All capacitors are high pass, coils are low pass. You can't use them because they are likely to cause DC instability in the amp, which will cancel out and you might be totally unaware of it eating the outputs. Maybe a couple of like three ohm resistors. That makes for some power loss but should treat the amp OK. Then a cap to common, like maybe a 100 uF or something.

Or you could just connect it to one channel. I know it is not really Kosher but it beats nothing, either that or just sell it with the two speakers. Later you might be able to find a lone monoblock and power it with that. I assume you don't want to go out and get one and include it, that raises the price and one thing about private sales, the higher the price for most items, the longer they take to sell. Like we used to flip cars. Fix them and sell them, and in no case did we want anything we would have to charge more than a grand for. Today that figure would be higher, but there is still a limit. I don't need to have the thing in the drive for six months after putting a bunch of money on it. We don't do that anymore because of too many problems with the newer cars. I can handle most of them but the parts are going through the roof, and on some of them you can't even change the computer. In fact some of them you have to go to the dealer to get a new key.
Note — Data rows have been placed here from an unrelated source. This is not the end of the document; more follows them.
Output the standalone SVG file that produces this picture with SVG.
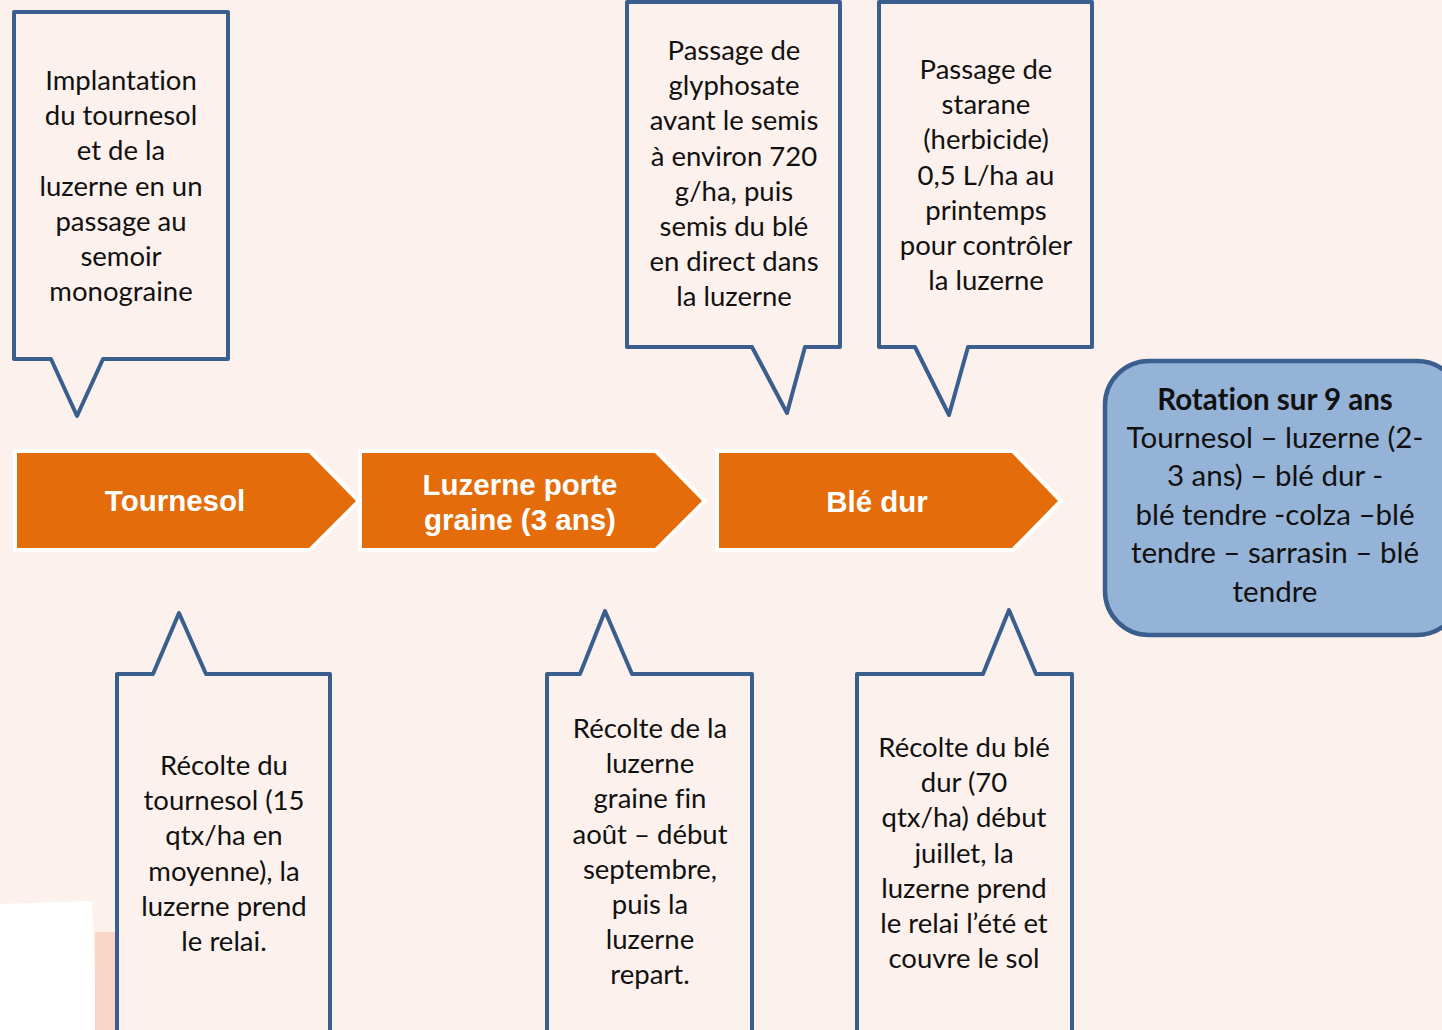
<svg xmlns="http://www.w3.org/2000/svg" width="1442" height="1030" viewBox="0 0 1442 1030">
<defs>
<style>
.bg{fill:#FDF1ED}
.callout{fill:#FDF1ED;stroke:#3A5F8E;stroke-width:4;stroke-linejoin:round}
.step{fill:#E46C0A;stroke:#FFFFFF;stroke-width:8;paint-order:stroke;stroke-linejoin:miter}
.t{font-family:Lato,"Liberation Sans",sans-serif;font-size:27.5px;fill:#111111;text-anchor:middle;font-variant-ligatures:none;font-feature-settings:"liga" 0,"dlig" 0}
.s{font-family:"Liberation Sans",Arial,sans-serif;font-weight:bold;font-size:29.5px;fill:#FFFFFF;text-anchor:middle}
.r{font-family:Lato,"Liberation Sans",sans-serif;font-size:29.5px;fill:#111111;text-anchor:middle;font-variant-ligatures:none;font-feature-settings:"liga" 0}
.rb{font-weight:bold}
.rot{fill:#95B3D7;stroke:#3A5F8E;stroke-width:4.5}
</style>
</defs>
<rect class="bg" x="0" y="0" width="1442" height="1030"/>
<polygon points="0,904 92,901 97,1030 0,1030" fill="#FFFFFF"/>
<rect x="95" y="932" width="30" height="98" fill="#F9D5C8"/>

<g id="connectors"></g>

<g id="step-tournesol">
<polygon class="step" points="17,453 309,453 356,501 309,548 17,548"/>
<text class="s" x="175" y="511">Tournesol</text>
</g>
<g id="step-luzerne">
<polygon class="step" points="362,453 655,453 702,501 655,548 362,548"/>
<text class="s" x="520" y="495">Luzerne porte</text>
<text class="s" x="520" y="530">graine (3 ans)</text>
</g>
<g id="step-ble">
<polygon class="step" points="719,453 1012,453 1058,501 1012,548 719,548"/>
<text class="s" x="877" y="512">Blé dur</text>
</g>

<g id="callout-implantation">
<path class="callout" d="M14,12 H228 V359 H103 L77,416 L51,359 H14 Z"/>
<text class="t" x="121" y="90">Implantation</text>
<text class="t" x="121" y="125.2">du tournesol</text>
<text class="t" x="121" y="160.4">et de la</text>
<text class="t" x="121" y="195.6">luzerne en un</text>
<text class="t" x="121" y="230.8">passage au</text>
<text class="t" x="121" y="266">semoir</text>
<text class="t" x="121" y="301.2">monograine</text>
</g>

<g id="callout-glyphosate">
<path class="callout" d="M627,2 H840 V347 H805 L787,413 L752,347 H627 Z"/>
<text class="t" x="734" y="60">Passage de</text>
<text class="t" x="734" y="95.2">glyphosate</text>
<text class="t" x="734" y="130.4">avant le semis</text>
<text class="t" x="734" y="165.6">à environ 720</text>
<text class="t" x="734" y="200.8">g/ha, puis</text>
<text class="t" x="734" y="236">semis du blé</text>
<text class="t" x="734" y="271.2">en direct dans</text>
<text class="t" x="734" y="306.4">la luzerne</text>
</g>

<g id="callout-starane">
<path class="callout" d="M879,2 H1092 V347 H968 L949,415 L915,347 H879 Z"/>
<text class="t" x="986" y="79">Passage de</text>
<text class="t" x="986" y="114.2">starane</text>
<text class="t" x="986" y="149.4">(herbicide)</text>
<text class="t" x="986" y="184.6">0,5 L/ha au</text>
<text class="t" x="986" y="219.8">printemps</text>
<text class="t" x="986" y="255">pour contrôler</text>
<text class="t" x="986" y="290.2">la luzerne</text>
</g>

<g id="callout-recolte-tournesol">
<path class="callout" d="M117,1040 V674 H153 L179,613 L206,674 H330 V1040"/>
<text class="t" x="224" y="775">Récolte du</text>
<text class="t" x="224" y="810.2">tournesol (15</text>
<text class="t" x="224" y="845.4">qtx/ha en</text>
<text class="t" x="224" y="880.6">moyenne), la</text>
<text class="t" x="224" y="915.8">luzerne prend</text>
<text class="t" x="224" y="951">le relai.</text>
</g>

<g id="callout-recolte-luzerne">
<path class="callout" d="M547,1040 V674 H580 L605,611 L632,674 H752 V1040"/>
<text class="t" x="650" y="738">Récolte de la</text>
<text class="t" x="650" y="773.2">luzerne</text>
<text class="t" x="650" y="808.4">graine fin</text>
<text class="t" x="650" y="843.6">août – début</text>
<text class="t" x="650" y="878.8">septembre,</text>
<text class="t" x="650" y="914">puis la</text>
<text class="t" x="650" y="949.2">luzerne</text>
<text class="t" x="650" y="984.4">repart.</text>
</g>

<g id="callout-recolte-ble">
<path class="callout" d="M857,1040 V674 H983 L1009,610 L1036,674 H1072 V1040"/>
<text class="t" x="964" y="757">Récolte du blé</text>
<text class="t" x="964" y="792.2">dur (70</text>
<text class="t" x="964" y="827.4">qtx/ha) début</text>
<text class="t" x="964" y="862.6">juillet, la</text>
<text class="t" x="964" y="897.8">luzerne prend</text>
<text class="t" x="964" y="933">le relai l’été et</text>
<text class="t" x="964" y="968.2">couvre le sol</text>
</g>

<g id="rotation">
<rect class="rot" x="1105" y="361" width="356" height="274" rx="44" ry="44"/>
<text class="r rb" x="1275" y="410">Rotation sur 9 ans</text>
<text class="r" x="1275" y="448">Tournesol – luzerne (2-</text>
<text class="r" x="1275" y="486.4">3 ans) – blé dur -</text>
<text class="r" x="1275" y="524.8">blé tendre -colza –blé</text>
<text class="r" x="1275" y="563.2">tendre – sarrasin – blé</text>
<text class="r" x="1275" y="601.6">tendre</text>
</g>
</svg>
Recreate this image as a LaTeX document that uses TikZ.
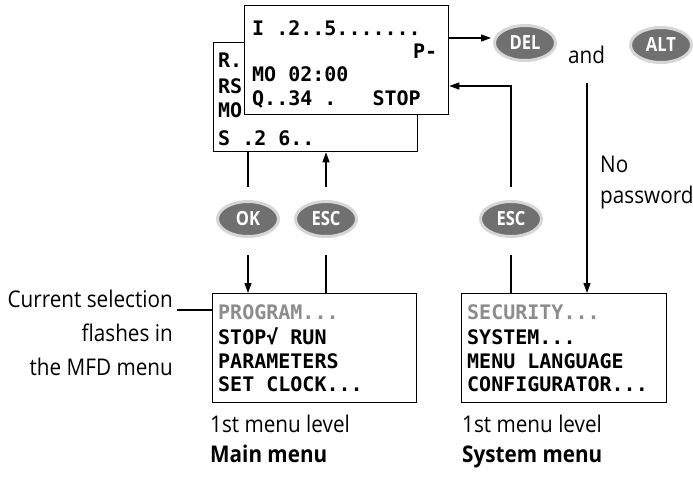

Too much hassle.

So you might be best off just selling it with two speakers. The sub, well maybe one of these days. If you sold a monoblock and the sub together, with something that would sum the channels if the amp doesn't have a sub out, that might sell on its own, leaving you more money.

Actually the thing seems like it would make a half decent garage stereo, provided of course that you have a real garage.

 

RE: I would appreciate your help.., posted on May 18, 2017 at 08:32:46
fredtr
Audiophile

Posts: 1987
Location: Phoenix
Joined: January 4, 2005
Just curious, didn't understand your DC imbalance concern. I thought your suggestion of 100uF cap across the sub and running it from an unused channel would work fine. The amplifier will have volume levels for each channel so he can set the volume for the sub in relation to the mains.

 

RE: I would appreciate your help.., posted on May 19, 2017 at 16:00:18
JURB
Audiophile

Posts: 2056
Location: North Ohio
Joined: May 29, 2016
" I thought your suggestion of 100uF cap across the sub and running it from an unused channel would work fine."

That's not what I said and you can't just do that. It is a twp channel amp, and even if it did have separate amps for the B speakers you still can't do that. The cap will blow up if there is nothing to limit the current through it. Through a resistor is a different story.

Whether AC or DC, amp outputs should not be paralleled unless they are specifically designed for it, and some are but most are commercial. On a regular amp, the DC offset is controlled by feedback. If you attach what maight be a DC source or sink to the output that prevents that feedback from working, the amps work against each other leading to high dissipation in the outputs. And you might not even hear it.